Adults with diabetes are at an increased risk for developing hearing impairment, according to a recent study. It’s suggested by the study that diabetics are nearly twice as likely to suffer hearing loss compared to non-diabetics.
Hearing loss is often a result of aging, as well as exposure to very loud noises, genetics, and other diseases, but until now it has not been generally linked to diabetes.
The study focused on data from the National Health and Nutrition Examination Survey, which was conducted between 1999 and 2004. 5,140 adults between 20 and 69 years of age, were considered for the study. 399 of these individuals had been diagnosed with diabetes prior to the study, the majority being cases of adult onset type 2 diabetes.
Based on low (500-1000 Hertz), medium (1000-2000 Hertz) and high frequency (3000-8000 Hertz) hearing tests, it was concluded that diabetics were far more likely to suffer hearing loss than the 4,741 controls. The study concluded that for low and mid frequency ranges, given age adjustments, 21.3% of diabetics suffered hearing impairment, while only 9.4% of controls had this problem. High frequency hearing impairment occurred in 54.1% of diabetics, compared for 32% of controls.

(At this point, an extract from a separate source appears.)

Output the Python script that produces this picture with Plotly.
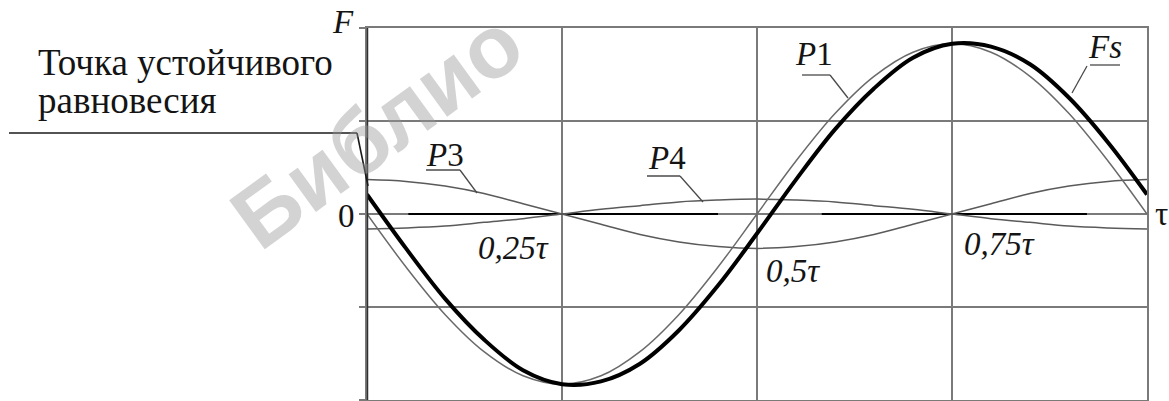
import plotly.graph_objects as go

# Time axis in fractions of the period τ
t = [0.00, 0.05, 0.10, 0.15, 0.20, 0.25, 0.30, 0.35, 0.40, 0.45, 0.50,
     0.55, 0.60, 0.65, 0.70, 0.75, 0.80, 0.85, 0.90, 0.95, 1.00]

# Harmonic components of the force
p1 = [0.00, -0.57, -1.08, -1.48, -1.74, -1.83, -1.74, -1.48, -1.08, -0.57, 0.00,
      0.57, 1.08, 1.48, 1.74, 1.83, 1.74, 1.48, 1.08, 0.57, 0.00]
p3 = [0.37, 0.35, 0.30, 0.22, 0.11, 0.00, -0.11, -0.22, -0.30, -0.35, -0.37,
      -0.35, -0.30, -0.22, -0.11, 0.00, 0.11, 0.22, 0.30, 0.35, 0.37]
p4 = [-0.16, -0.15, -0.13, -0.09, -0.05, 0.00, 0.05, 0.09, 0.13, 0.15, 0.16,
      0.15, 0.13, 0.09, 0.05, 0.00, -0.05, -0.09, -0.13, -0.15, -0.16]
# Resulting force
fs = [0.21, -0.37, -0.91, -1.35, -1.68, -1.83, -1.80, -1.61, -1.25, -0.77, -0.21,
      0.37, 0.91, 1.35, 1.68, 1.83, 1.80, 1.61, 1.25, 0.77, 0.21]

# Zero-level reference segments
zero_t = [0.053, 0.450, None, 0.583, 0.923]
zero_v = [0, 0, None, 0, 0]

W, H = 1169, 401
SERIF = "Liberation Serif"
INK = "#141414"
GRID = "#7a7a7a"
THIN = "#5a5a5a"


def px(x):
    return x / W


def py(y):
    return (H - y) / H


fig = go.Figure()

# faint library stamp behind the drawing
fig.add_annotation(xref="paper", yref="paper", x=px(376), y=py(130), text="<b>Библио</b>",
                   showarrow=False, xanchor="center", yanchor="middle", textangle=-36,
                   font=dict(family="Liberation Sans", size=88, color="rgba(150,150,150,0.42)"))

fig.add_trace(go.Scatter(x=zero_t, y=zero_v, mode="lines",
                         line=dict(color="#000000", width=1.8), hoverinfo="skip"))
fig.add_trace(go.Scatter(x=t, y=p3, mode="lines", line=dict(color=THIN, width=1.5, shape="spline")))
fig.add_trace(go.Scatter(x=t, y=p4, mode="lines", line=dict(color=THIN, width=1.5, shape="spline")))
fig.add_trace(go.Scatter(x=t, y=p1, mode="lines", line=dict(color="#6a6a6a", width=1.5, shape="spline")))
fig.add_trace(go.Scatter(x=t, y=fs, mode="lines", line=dict(color="#000000", width=4, shape="spline")))

fig.update_layout(
    width=W, height=H,
    margin=dict(l=0, r=0, t=0, b=0),
    paper_bgcolor="white", plot_bgcolor="white",
    showlegend=False,
    font=dict(family=SERIF),
    xaxis=dict(domain=[px(367), px(1147)], range=[0, 1], dtick=0.25, tick0=0,
               showgrid=True, gridcolor=GRID, gridwidth=1.5, zeroline=False,
               showline=True, linecolor=GRID, linewidth=1.5, mirror=True,
               showticklabels=False, ticks=""),
    yaxis=dict(domain=[py(400), py(28)], range=[-2, 2], dtick=1, tick0=0,
               showgrid=True, gridcolor=GRID, gridwidth=1.5, zeroline=False,
               showline=True, linecolor=GRID, linewidth=1.5, mirror=True,
               showticklabels=False, ticks="outside", ticklen=6, tickcolor=GRID, tickwidth=1.5),
)

shapes = []
# dark vertical force axis
shapes.append(dict(type="line", xref="paper", yref="paper",
                   x0=px(367.5), x1=px(367.5), y0=py(28), y1=py(400),
                   line=dict(color="#303030", width=1.5)))


def leader(points, width=1.3, color="#4a4a4a"):
    for (xa, ya), (xb, yb) in zip(points[:-1], points[1:]):
        shapes.append(dict(type="line", xref="paper", yref="paper",
                           x0=px(xa), y0=py(ya), x1=px(xb), y1=py(yb),
                           line=dict(color=color, width=width)))


# equilibrium-point pointer
leader([(9, 133), (357, 133), (368, 186)], width=1.6, color="#1a1a1a")
# label pointers (underline + slanted tail)
leader([(426, 170), (460, 170), (477, 193)])
leader([(647, 176), (680, 176), (703, 202)])
leader([(802, 75), (830, 75), (848, 98)])
leader([(1090, 65), (1120, 65)])
leader([(1087, 66), (1072, 93)])

fig.update_layout(shapes=shapes)


def label(x, y, text, size=29, anchor="center"):
    fig.add_annotation(xref="paper", yref="paper", x=px(x), y=py(y), text=text,
                       showarrow=False, xanchor=anchor, yanchor="middle",
                       font=dict(family=SERIF, size=size, color=INK))


label(343, 22, "<i>F</i>", 33)
label(36, 63, "Точка устойчивого", 37, "left")
label(36, 100, "равновесия", 37, "left")
label(346, 216, "0", 33)
label(1161, 214, "τ", 33)
label(445, 155, "<i>P</i>3", 33)
label(667, 158, "<i>P</i>4", 33)
label(814, 54, "<i>P</i>1", 33)
label(1105, 47, "<i>Fs</i>", 33)
label(513, 248, "<i>0,25τ</i>", 33)
label(793, 271, "<i>0,5τ</i>", 33)
label(999, 244, "<i>0,75τ</i>", 33)

fig.write_html("out.html")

A common symptom associated with diabetes is the constriction and damage of blood vessels due to high blood sugar levels, which is offered by the study researchers as a potential cause for the higher incidence of hearing loss in diabetics. Lead researcher Dr. Kathleen Bainbridge says, “It is possible that high blood sugar levels damage the small blood vessels and nerves of the inner ear, resulting in hearing impairment.”
Hearing loss in the past has not been of much consideration for diabetics, with a lot more attention being paid to other sensory debilitation’s, such as eyesight deterioration (often caused by diabetic retinopathy). This study suggests, as Dr. Bainbridge says, that “people with diabetes might benefit from having their hearing checked.”